There are enough brothels in Beijing to make the average punter think that the authorities don’t regard the sex trade – which is technically criminal – as a serious offence.
That is, of course, unless you happen to be a liberal-leaning blogger with more than 12 million followers on China’s Twitter-like service Sina Weibo.
Sixty-year old Charles Xue, or Xue Manzi, as he is better known, was arrested last Friday night on suspicion of soliciting sex. The Chinese-born US citizen, who is best-known for his canny investments and philanthropy, happened to be in the company of a 22 year-old named Ms Zhang, a police statement said.
Xue’s detention came shortly after other internet personalities – several of whom have called for more transparency from the authorities – were taken into custody on accusations of rumour-mongering.
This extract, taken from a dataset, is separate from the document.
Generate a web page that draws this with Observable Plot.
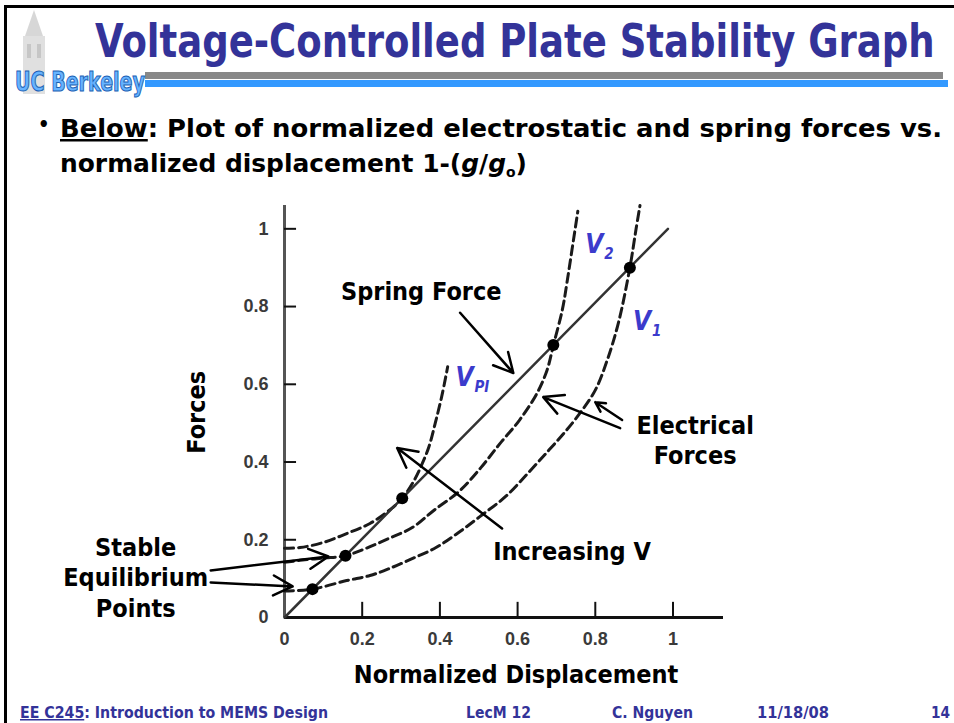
<!DOCTYPE html>
<html><head><meta charset="utf-8">
<script src="https://cdn.jsdelivr.net/npm/d3@7"></script>
<script src="https://cdn.jsdelivr.net/npm/@observablehq/plot@0.6"></script>
<style>
html,body{margin:0;padding:0;background:#fff;}
#slide{position:relative;width:954px;height:723px;overflow:hidden;background:#fff;}
#bg{position:absolute;left:0;top:0;}
#chart{position:absolute;left:0;top:190px;}
.c{font-family:'DejaVu Sans Condensed','DejaVu Sans',sans-serif;font-weight:bold;}
</style></head><body>
<div id="slide">
<svg id="bg" width="954" height="723" xmlns="http://www.w3.org/2000/svg">
  <rect x="4" y="5" width="950" height="3" fill="#000"/>
  <rect x="4" y="5" width="3" height="718" fill="#000"/>
  <g opacity="0.55">
    <polygon points="34,10 25,36 43,36" fill="#b8b8b8"/>
    <rect x="23" y="36" width="22" height="58" fill="#c8c8c8"/>
    <rect x="27" y="44" width="4" height="14" fill="#999"/>
    <rect x="37" y="44" width="4" height="14" fill="#999"/>
  </g>
  <rect x="145" y="72" width="798" height="7" fill="#888"/>
  <rect x="145" y="80" width="803" height="7" fill="#3399ff"/>
  <text class="c" x="15" y="91" font-size="26" textLength="130" lengthAdjust="spacingAndGlyphs" fill="#66b3ff" stroke="#1a5fb4" stroke-width="1">UC Berkeley</text>
  <text id="title" class="c" x="0" y="0" font-size="46" fill="#333399" transform="translate(95,57)">Voltage-Controlled Plate Stability Graph</text>
  <text class="c" x="38" y="131" font-size="20" fill="#000">•</text>
  <text class="c" x="60" y="137" font-size="25" textLength="882" lengthAdjust="spacingAndGlyphs" fill="#000"><tspan text-decoration="underline">Below</tspan>: Plot of normalized electrostatic and spring forces vs.</text>
  <text class="c" x="60" y="172" font-size="25" textLength="467" lengthAdjust="spacingAndGlyphs" fill="#000">normalized displacement 1-(<tspan font-style="italic">g</tspan>/<tspan font-style="italic">g</tspan><tspan font-size="14" dy="5">o</tspan><tspan dy="-5">)</tspan></text>
  <text class="c" x="20" y="718" font-size="15" textLength="308" lengthAdjust="spacingAndGlyphs" fill="#333399"><tspan text-decoration="underline">EE C245</tspan>: Introduction to MEMS Design</text>
  <text class="c" x="466" y="718" font-size="15" textLength="65" lengthAdjust="spacingAndGlyphs" fill="#333399">LecM 12</text>
  <text class="c" x="612" y="718" font-size="15" textLength="81" lengthAdjust="spacingAndGlyphs" fill="#333399">C. Nguyen</text>
  <text class="c" x="757" y="718" font-size="15" textLength="72" lengthAdjust="spacingAndGlyphs" fill="#333399">11/18/08</text>
  <text class="c" x="931" y="718" font-size="15" textLength="19" lengthAdjust="spacingAndGlyphs" fill="#333399">14</text>
</svg>
<div id="chart"></div>
</div>
<script>
// Fit title to the reference width by horizontal scaling
(function () {
  const t = document.getElementById("title");
  const w = t.getComputedTextLength();
  t.setAttribute("transform", `translate(95,57) scale(${840 / w},1)`);
})();

// Tick values and labels
const xTickValues = [0, 0.2, 0.4, 0.6, 0.8, 1];
const xTickLabels = ["0", "0.2", "0.4", "0.6", "0.8", "1"];
const yTickValues = [0, 0.2, 0.4, 0.6, 0.8, 1];
const yTickLabels = ["0", "0.2", "0.4", "0.6", "0.8", "1"];

// Spring force (linear)
const springX = [0, 0.987];
const springY = [0, 1.0];

// Electrostatic force curves
const v1X = [0, 0.072, 0.16, 0.22, 0.27, 0.33, 0.39, 0.45, 0.51, 0.57, 0.63, 0.68, 0.72, 0.76, 0.80, 0.83, 0.86, 0.889, 0.905, 0.915];
const v1Y = [0.068, 0.073, 0.095, 0.108, 0.126, 0.152, 0.180, 0.220, 0.265, 0.312, 0.375, 0.43, 0.475, 0.525, 0.585, 0.66, 0.76, 0.90, 1.00, 1.06];

const v2X = [0, 0.04, 0.10, 0.157, 0.21, 0.27, 0.33, 0.385, 0.45, 0.505, 0.555, 0.605, 0.65, 0.676, 0.692, 0.715, 0.727, 0.74, 0.755];
const v2Y = [0.142, 0.147, 0.153, 0.159, 0.178, 0.204, 0.232, 0.276, 0.325, 0.385, 0.448, 0.508, 0.577, 0.637, 0.70, 0.791, 0.861, 0.946, 1.045];

const vpiX = [0, 0.04, 0.10, 0.16, 0.22, 0.27, 0.303, 0.335, 0.355, 0.372, 0.388, 0.405, 0.42];
const vpiY = [0.178, 0.180, 0.193, 0.216, 0.242, 0.276, 0.307, 0.355, 0.397, 0.44, 0.50, 0.57, 0.645];

// Equilibrium points
const eqX = [0.072, 0.157, 0.303, 0.692, 0.889];
const eqY = [0.073, 0.159, 0.307, 0.701, 0.90];

// Annotation texts
const noteText = ["Spring Force", "Increasing V", "Electrical", "Forces", "Stable", "Equilibrium", "Points"];
const noteX = [0.352, 0.740, 1.057, 1.057, -0.383, -0.383, -0.383];
const noteY = [0.838, 0.168, 0.492, 0.415, 0.178, 0.101, 0.023];

// Annotation arrows
const arrowX1 = [0.452, 0.864, 0.869, 0.560, -0.190, -0.190];
const arrowY1 = [0.784, 0.487, 0.508, 0.229, 0.121, 0.090];
const arrowX2 = [0.589, 0.666, 0.800, 0.290, 0.113, 0.021];
const arrowY2 = [0.629, 0.567, 0.554, 0.436, 0.157, 0.080];

// Voltage labels
const vLabelSub = ["PI", "2", "1"];
const vLabelX = [0.440, 0.774, 0.897];
const vLabelY = [0.616, 0.959, 0.760];

// Axis titles
const axisTitleText = ["Forces", "Normalized Displacement"];
const axisTitleX = [-0.224, 0.596];
const axisTitleY = [0.528, -0.149];

const F = "DejaVu Sans Condensed, DejaVu Sans, sans-serif";
const pts = (xs, ys) => xs.map((x, i) => ({x, y: ys[i]}));
const notes = noteText.map((t, i) => ({t, x: noteX[i], y: noteY[i]}));
const arrows = arrowX1.map((x1, i) => ({x1, y1: arrowY1[i], x2: arrowX2[i], y2: arrowY2[i]}));
const vLabels = vLabelSub.map((s, i) => ({s, x: vLabelX[i], y: vLabelY[i]}));
const dash = {x: "x", y: "y", curve: "catmull-rom", stroke: "#1a1a1a", strokeWidth: 3, strokeDasharray: "9,5"};

const chart = Plot.plot({
  width: 954, height: 510,
  marginLeft: 284, marginRight: 231, marginTop: 15, marginBottom: 83,
  style: {background: "transparent", overflow: "visible"},
  x: {domain: [0, 1.13]},
  y: {domain: [0, 1.06]},
  marks: [
    Plot.ruleX([0], {y1: 0, y2: 1.06, stroke: "#555", strokeWidth: 3}),
    Plot.ruleY([0], {x1: 0, x2: 1.13, stroke: "#111", strokeWidth: 3}),
    Plot.ruleY(yTickValues.filter(d => d > 0), {y: d => d, x1: 0, x2: 0.031, stroke: "#111", strokeWidth: 2}),
    Plot.ruleX(xTickValues.filter(d => d > 0), {x: d => d, y1: 0, y2: 0.039, stroke: "#111", strokeWidth: 2}),
    Plot.axisY({ticks: yTickValues, tickSize: 0, tickPadding: 16, label: null,
      tickFormat: d => yTickLabels[yTickValues.indexOf(d)],
      fontSize: 18, fontWeight: "bold", fontFamily: "Liberation Sans, Arial, sans-serif", color: "#3a3a3a"}),
    Plot.axisX({ticks: xTickValues, tickSize: 0, tickPadding: 15, label: null,
      tickFormat: d => xTickLabels[xTickValues.indexOf(d)],
      fontSize: 18, fontWeight: "bold", fontFamily: "Liberation Sans, Arial, sans-serif", color: "#3a3a3a"}),
    Plot.line(pts(v1X, v1Y), dash),
    Plot.line(pts(v2X, v2Y), dash),
    Plot.line(pts(vpiX, vpiY), dash),
    Plot.line(pts(springX, springY), {x: "x", y: "y", stroke: "#333", strokeWidth: 2.5}),
    Plot.dot(pts(eqX, eqY), {x: "x", y: "y", r: 6, fill: "#000"}),
    Plot.arrow(arrows, {x1: "x1", y1: "y1", x2: "x2", y2: "y2", stroke: "#000", strokeWidth: 2.5, headLength: 13, headAngle: 55}),
    Plot.text(notes, {x: "x", y: "y", text: "t", fontFamily: F, fontSize: 25, fontWeight: "bold", fill: "#000"}),
    Plot.text(vLabels, {x: "x", y: "y", text: d => "V", textAnchor: "start", fontFamily: F, fontSize: 26, fontStyle: "italic", fontWeight: "bold", fill: "#3b3bcc"}),
    Plot.text(vLabels, {x: "x", y: "y", text: "s", textAnchor: "start", dx: 19, dy: 9, fontFamily: F, fontSize: 15, fontStyle: "italic", fontWeight: "bold", fill: "#3b3bcc"}),
    Plot.text([0], {x: axisTitleX[0], y: axisTitleY[0], text: () => axisTitleText[0], rotate: -90, fontFamily: F, fontSize: 25, fontWeight: "bold", fill: "#000"}),
    Plot.text([0], {x: axisTitleX[1], y: axisTitleY[1], text: () => axisTitleText[1], fontFamily: F, fontSize: 25, fontWeight: "bold", fill: "#000"})
  ]
});
document.getElementById("chart").appendChild(chart);
</script>
</body></html>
And another online opinion leader was also sent a warning shot last week when his blog was clearly identified in a TV programme about the danger of online rumours. The blog belonged to Lee Kai-fu, the former head of Google in China, who has commented previously on sensitive political and social issues.
Earlier this month Beijing announced its intention to “crackdown” on online rumours as part a Xi Jinping’s ‘mass line’ campaign, which is aimed (among other things) at rekindling the study of Communist ideology.
“The spreading of rumours on the internet and other such criminal activities has become a social nuisance that infringes the vital interests of citizens, disrupts public order and endangers social stability,” a statement on the Public Security Bureau website said.
The Bureau said that it was alerted to the problem by members of the public upset by rumours that the Maoist icon Lei Feng didn’t live as simply as official propaganda claimed.
Qin Zhihui and Yang Xiuyu, founders of a company accused of spreading that speculation, were detained last Thursday, it said, for “making a profit from spreading online rumours”.
Liu Hu, a journalist at the Guangzhou-based New Express newspaper, was also detained on Saturday night on the same charge, according to state media.
On Sunday it was reported that Zhou Lubao, a citizen journalist, had been arrested for supposedly extorting money from temples by threatening to write negative stories about them online.
“The masses and public opinion require that such people be punished,” the People’s Daily advised. “It is urgent that we purify the internet environment.”
Although there have been several campaigns to rein in social media before – real name registration on weibo last year, for example – this is the first such drive under the new president, Xi Jinping. The suspicion is that the government will now take a tougher line with some of the more contentious celebrities, who are known as ‘big V’ colloquially (the ‘v’ stands for ‘verified’ in the sense that the celebrities put their own names to their online opinions).
Earlier this month, the head of the State Internet Information Office, which monitors online content, called a meeting of ‘big V’ bloggers and urged them to be more constructive in their postings. Xue Manzi, who recently ridiculed a Shanghai official for soliciting prostitutes, may now be getting the message rather more forcefully, with state broadcaster CCTV showing him in his prison fatigues, as well as his confession that he has consorted with call girls in China and on trips overseas (“bad habits”, he admits).
Xinhua has been quick to offer a view as well, reporting comments from a prostitute that Xue had “special obsessions” and (even worse) sometimes refused to pay.
Xue’s case is a reminder to those who challenge the government that they can expect closer scrutiny, said Hu Xijin, editor of the state-owned Global Times. “If you go down this road, your arse had better be clean,” Hu warned on his own weibo.